Not having a clear understanding of the combinatorial structure, I would try as follows:

  • define a merit figure that rates how well a playlist is dispersed. That could be the sum of (cyclic) distances between videos from the same set.

For example

A1, B1, A2, B2, A3, B3, A4, A5

gives

2+2+2+2+2+4+1+1 = 16

and

A1, B1, A2, A3, B2, A4, B4, A5

gives

2+3+1+2+2+2+3+1 = 16

(this is probably an unsufficient metric, short distance should be more penalized.)
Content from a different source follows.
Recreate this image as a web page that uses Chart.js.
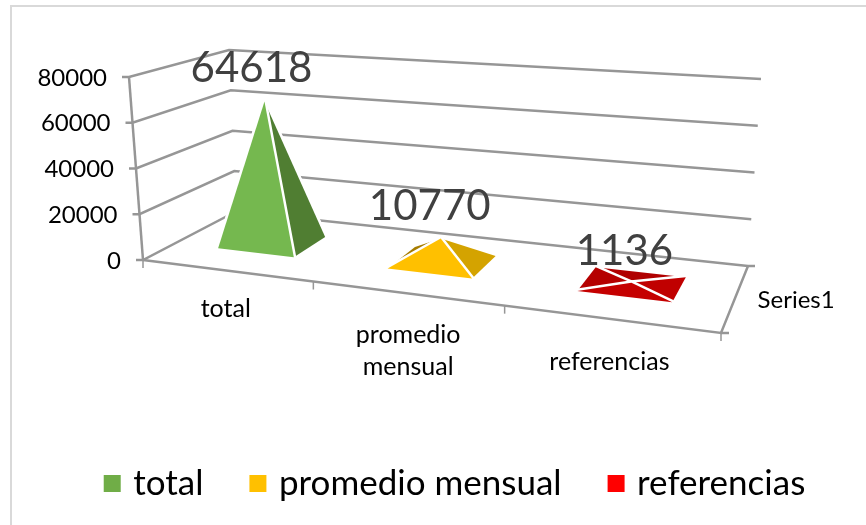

  • try random sequences by choosing among the available types until they are exhausted, and rate the sequences. After a number of random trials, keep the best score. [I would simulate drawing without replacement so that the different types are consumed in a balanced way.]

For small N, exhaustive trials are possible.

Update:

Suprizingly, the simple metric that I suggested gives a constant value !

Solution 4:

Lets say you have A1, A2, ..., An and B1, B2, ..., Bm.

If n>m, then at least 2 A items will be played one after another (if the playlist is cyclic [keeps repeating all]).

You should place the A items on a cycle first. Then place one B item in between every two consecutive A items. This will separate the next-to-next A items. And then place the remaining B items if there is any left.

If you want to make sure that the first and the last items won't be both A, then place an A item at the beginning and place a B item at the end if there are enough B items.

As a computational algorithm, assign numbers (in double type to allow them to be rational numbers) to each A item and order these numbers from smallest to the biggest. Then assign each B item the average of consecutive A items. Ex:

A1=3 A2=5 A3=10

ArrayA(0)=3

ArrayA(1)=5

ArrayA(2)=10

Then let's say you have 4 B items.

 On Error Resume Next

 For n=0 to 3

 ArrayB(n)=(ArrayA(n)+ArrayA(n+1))/2

 Loop

This loop will try to call ArrayA(3) and give an error, we will skip that with on error resume next. You can then assign random numbers to unassigned B items.

At the end, combine two arrays, sort them. You will get sorted numbers. By those numbers, call back the items in an optimally sorted arrangement.